Ieder klein meisje heeft het wel eens gedaan. Eerst stiekem naar de salontafel van mama sluipen, om daar de lipstick tussen de mascara en het oogpotlood vandaan te vissen. Een onwennige haal langs haar lippen zorgt voor een dikke rode streep net naast waar hij bedoeld was. Vastberaden alle stiften, bakjes en potjes afgaan, tot ze eruit ziet alsof een schizofrene Parkinsons-patiënt haar geschminkt heeft. Dan rennen naar de kledingkast. Het mooie strakke pakje van mama wordt van de hanger gerukt en aangetrokken, de kleine voetjes van het meisje glijden in een paar hoge hakken. “Kijk mama, nu ben ik net als jij!”
Dit is de gamer van vandaag. We spelen spelletjes, maar dat mag niemand weten. Daarom verhullen we onze games in groengrijze jasjes, grote geweren en taal als “six Charlie bravo”. We proberen onze hobby serieus genomen te laten worden door volwassen te spelen. En net als het kleine meisje, zien we er uiteindelijk alleen nog kinderachtiger uit.
Een hooggeachte hoofdredacteur van deze site, Michiel Brunsveld, begon een paar weken geleden in de reacties op mijn column over “de functie van het medium”. Een beetje in de strekking van: het is niet de taak van games om oorlogen realistisch weer te geven. Games moeten ‘fun’ zijn. En daar ben ik het helemaal met hem eens. Maar dan nu mijn vraag aan Michiel en zijn achterban: zijn Call of Duty en Battlefield leuk omdat je rond rent in een apenpakje en een AK-47?
Nee!
Het jasje van het spel, zeker in de multiplayer, heeft niets met de ‘fun’ te maken! Het gaat erom dat je het spel spéélt. Het gaat om langzaam beter worden. Het gaat om de spanning als je bezig bent met een kill-streak. Het gaat om teamwork. Kortom: het gaat om de game, die helemaal niets met het echte leven te maken heeft. Nu kiezen we steeds oorlog als jasje voor onze games. Waarom toch? Het enige resultaat is dat jouw moeder je kamer binnen loopt en ziet hoe je mensen door de kop knalt en er punten voor krijgt. Dat is toch goed voor niemand?

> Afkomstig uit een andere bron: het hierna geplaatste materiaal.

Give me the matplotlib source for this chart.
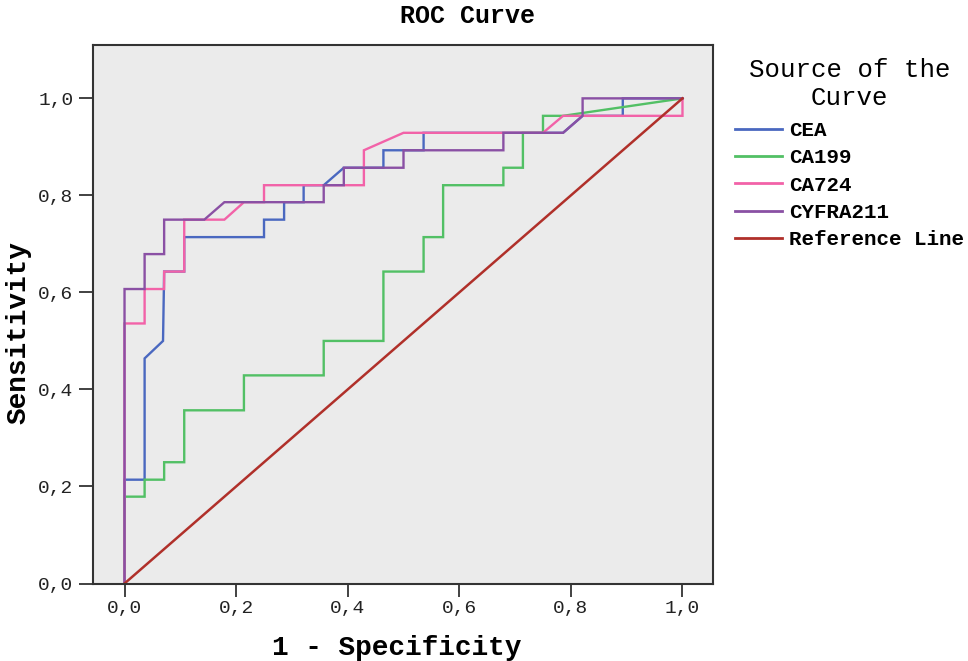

Alles wat gamers willen is serieus genomen worden. We houden van games, maar frustreren ons erover dat we er niet even normaal kunnen praten over games als over films. Het oorlogsjasje is onze lipstick, onze hoge hakken. Misschien dat als we het meest serieuze jasje, namelijk oorlog, in onze games doen, dat we dan serieus genomen worden? Nee dus. De rest van de wereld ziet ons koppen knallen voor punten in onze achterkamers en neemt ons even serieus als het kleine meisje met de lippenstift.